--- begin ---
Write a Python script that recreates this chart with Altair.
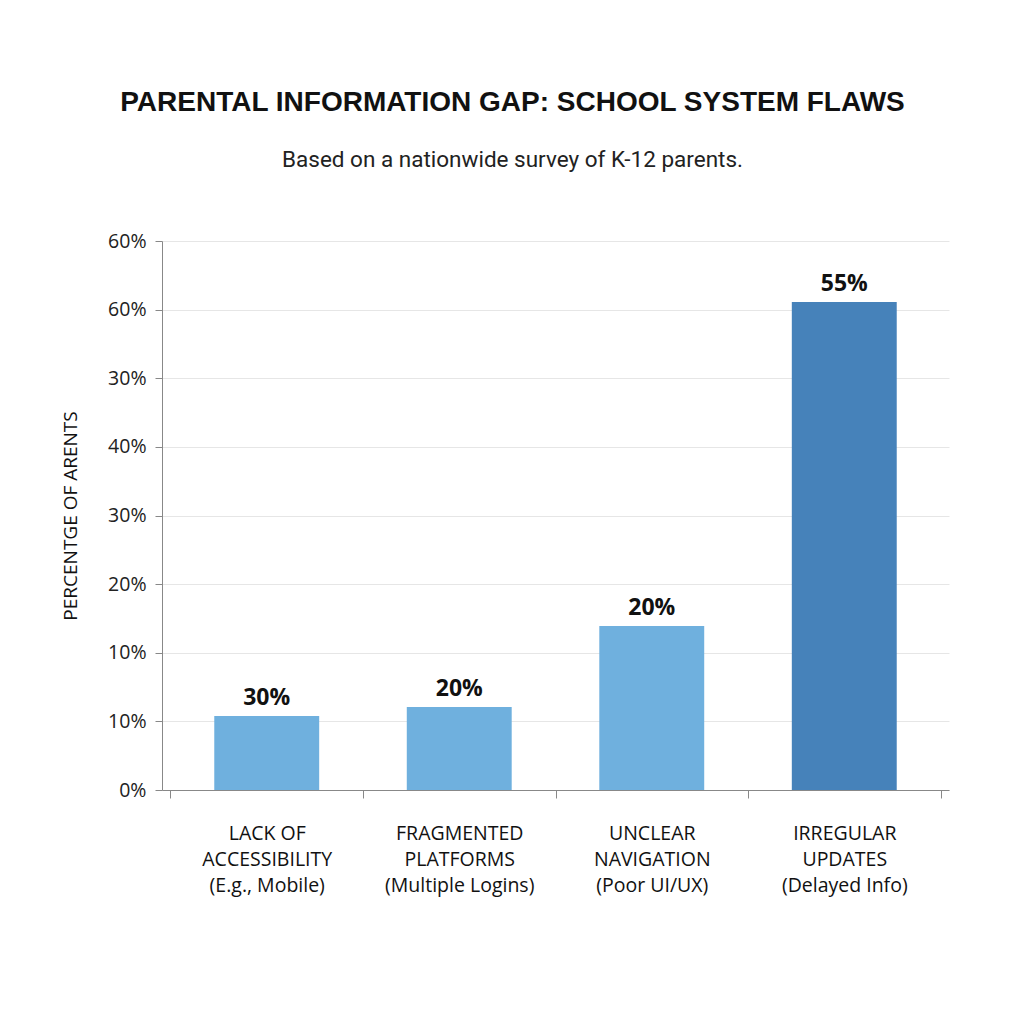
import altair as alt
import pandas as pd

categories = [
    "LACK OF|ACCESSIBILITY|(E.g., Mobile)",
    "FRAGMENTED|PLATFORMS|(Multiple Logins)",
    "UNCLEAR|NAVIGATION|(Poor UI/UX)",
    "IRREGULAR|UPDATES|(Delayed Info)",
]
# bar heights in axis-tick units (tick positions 0..8 as drawn)
heights = [1.08, 1.21, 2.39, 7.11]
bar_labels = ["30%", "20%", "20%", "55%"]
bar_colors = ["#6FB0DE", "#6FB0DE", "#6FB0DE", "#4682BA"]
tick_labels = ["0%", "10%", "10%", "20%", "30%", "40%", "30%", "60%", "60%"]

df = pd.DataFrame({"cat": categories, "h": heights, "lab": bar_labels, "col": bar_colors})

label_expr = "[" + ",".join(f"'{t}'" for t in tick_labels) + "][datum.value]"

x = alt.X("cat:N", sort=categories, title=None,
          scale=alt.Scale(paddingInner=0, paddingOuter=0.044),
          axis=alt.Axis(labelAngle=0, labelExpr="split(datum.label, '|')",
                        labelFont="Open Sans", labelFontSize=19.5, labelColor="#111",
                        labelLineHeight=26, labelPadding=26, labelBaseline="top",
                        domainColor="#888", tickColor="#888", tickBand="extent",
                        tickSize=8))
y = alt.Y("h:Q", title="PERCENTGE OF ARENTS",
          scale=alt.Scale(domain=[0, 8], nice=False),
          axis=alt.Axis(values=list(range(9)), labelExpr=label_expr,
                        labelFont="Open Sans", labelFontSize=19.5, labelColor="#222",
                        labelPadding=9, tickSize=7, tickColor="#888",
                        domainColor="#888", gridColor="#E6E6E6",
                        titleFont="Open Sans", titleFontSize=19, titleFontWeight="normal",
                        titleColor="#111", titlePadding=27))

bars = alt.Chart(df).mark_bar(width=alt.RelativeBandSize(0.545)).encode(
    x=x, y=y, color=alt.Color("col:N", scale=None))
text = alt.Chart(df).mark_text(font="Open Sans", fontSize=23, fontWeight="bold",
                               color="#111", dy=-6, baseline="bottom").encode(
    x=alt.X("cat:N", sort=categories), y="h:Q", text="lab:N")

chart = (bars + text).properties(
    width=787, height=549,
    background="white",
    title=alt.TitleParams(
        "PARENTAL INFORMATION GAP: SCHOOL SYSTEM FLAWS",
        subtitle="Based on a nationwide survey of K-12 parents.",
        font="Liberation Sans", fontSize=28, fontWeight="bold", color="#111",
        subtitleFont="Roboto", subtitleFontSize=22.5, subtitleColor="#222",
        subtitlePadding=32, anchor="middle", dx=-43, offset=60),
    padding={"left": 53, "top": 80, "right": 20, "bottom": 20},
).configure_view(stroke=None)

chart.save("out.html", embed_options={"renderer": "svg", "actions": False})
--- end ---
■ **PROBLEM DESCRIPTION**
Repeat exactly and only the lines from the start of the data above through the line that holds "t in tick_labels)", inclusive. Pictures do not belong in the copy.

■ **RESULT OF THE TASK**
Write a Python script that recreates this chart with Altair.
import altair as alt
import pandas as pd

categories = [
    "LACK OF|ACCESSIBILITY|(E.g., Mobile)",
    "FRAGMENTED|PLATFORMS|(Multiple Logins)",
    "UNCLEAR|NAVIGATION|(Poor UI/UX)",
    "IRREGULAR|UPDATES|(Delayed Info)",
]
# bar heights in axis-tick units (tick positions 0..8 as drawn)
heights = [1.08, 1.21, 2.39, 7.11]
bar_labels = ["30%", "20%", "20%", "55%"]
bar_colors = ["#6FB0DE", "#6FB0DE", "#6FB0DE", "#4682BA"]
tick_labels = ["0%", "10%", "10%", "20%", "30%", "40%", "30%", "60%", "60%"]

df = pd.DataFrame({"cat": categories, "h": heights, "lab": bar_labels, "col": bar_colors})

label_expr = "[" + ",".join(f"'{t}'" for t in tick_labels) + "][datum.value]"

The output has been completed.